▶ **Exercise brief**: Copy each line below that contains "this".

▶ **The data**:
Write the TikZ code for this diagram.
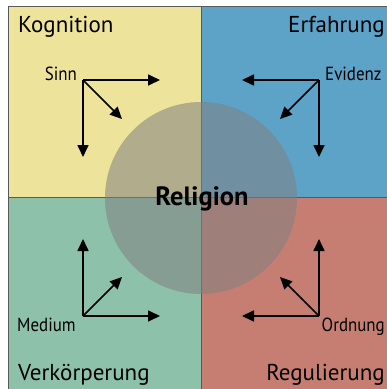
\documentclass[tikz,border=0pt]{standalone}
\usepackage{fontspec}
\setmainfont{PT Sans}
\newfontfamily\schmal[FakeStretch=0.89]{PT Sans}
\usetikzlibrary{arrows.meta}
\definecolor{kognition}{HTML}{EEE39B}
\definecolor{erfahrung}{HTML}{5DA2C7}
\definecolor{verkoerperung}{HTML}{8DC1A9}
\definecolor{regulierung}{HTML}{C67E72}

\begin{document}
\begin{tikzpicture}[x=1pt,y=-1pt,
  feld/.style={draw=black!65,line width=0.8pt},
  pfeil/.style={-{Triangle[length=12pt,width=11pt]},line width=1.7pt},
  ecke/.style={font=\fontsize{23}{27}\selectfont,inner sep=0pt},
  marke/.style={font=\schmal\fontsize{19}{22}\selectfont,inner sep=0pt}]
\useasboundingbox (0,0) rectangle (387,389);
\clip (0,0) rectangle (387,389);
% vier Felder
\filldraw[feld,fill=kognition] (8,6) rectangle (201,197);
\filldraw[feld,fill=erfahrung] (201,6) rectangle (400,197);
\filldraw[feld,fill=verkoerperung] (8,197) rectangle (201,400);
\filldraw[feld,fill=regulierung] (201,197) rectangle (400,400);
% Kreis in der Mitte
\fill[gray,opacity=0.55] (201,198) circle (96);
\node[font=\bfseries\fontsize{26.5}{30}\selectfont,inner sep=0pt,anchor=base] (religion) at (202,205) {Religion};
% Ecken
\node[ecke,anchor=base west] (kog) at (18,32) {Kognition};
\node[ecke,anchor=base east] (erf) at (385,32) {Erfahrung};
\node[ecke,anchor=base west] (verk) at (18,380) {Verkörperung};
\node[ecke,anchor=base east] (reg) at (385,380) {Regulierung};
% Sinn
\coordinate (sinn) at (83,80);
\coordinate (sinn-r) at (160,80);
\coordinate (sinn-u) at (83,157);
\coordinate (sinn-d) at (122,119);
\draw[pfeil] (sinn) -- (sinn-r);
\draw[pfeil] (sinn) -- (sinn-u);
\draw[pfeil] (sinn) -- (sinn-d);
\node[marke,anchor=base east] (sinn-t) at (77,80) {Sinn};
% Evidenz
\coordinate (evid) at (319,80);
\coordinate (evid-l) at (242,80);
\coordinate (evid-u) at (319,157);
\coordinate (evid-d) at (280,119);
\draw[pfeil] (evid) -- (evid-l);
\draw[pfeil] (evid) -- (evid-u);
\draw[pfeil] (evid) -- (evid-d);
\node[marke,anchor=base west] (evid-t) at (325,80) {Evidenz};
% Medium
\coordinate (med) at (83,316);
\coordinate (med-r) at (160,316);
\coordinate (med-o) at (83,239);
\coordinate (med-d) at (122,277);
\draw[pfeil] (med) -- (med-r);
\draw[pfeil] (med) -- (med-o);
\draw[pfeil] (med) -- (med-d);
\node[marke,anchor=base west] (med-t) at (17,331) {Medium};
% Ordnung
\coordinate (ord) at (319,316);
\coordinate (ord-l) at (242,316);
\coordinate (ord-o) at (319,239);
\coordinate (ord-d) at (280,277);
\draw[pfeil] (ord) -- (ord-l);
\draw[pfeil] (ord) -- (ord-o);
\draw[pfeil] (ord) -- (ord-d);
\node[marke,anchor=base east] (ord-t) at (385,331) {Ordnung};
\end{tikzpicture}
\end{document}
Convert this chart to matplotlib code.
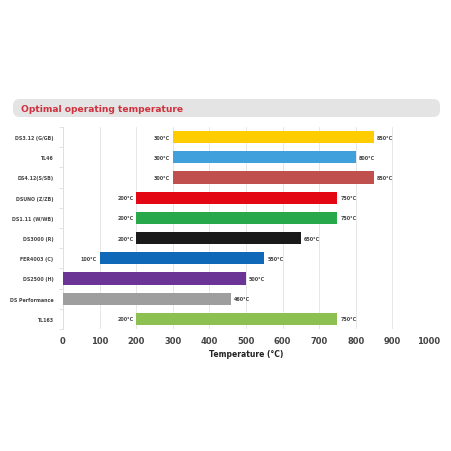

▶ **Solved problem**:
Write the TikZ code for this diagram.
Convert this chart to matplotlib code.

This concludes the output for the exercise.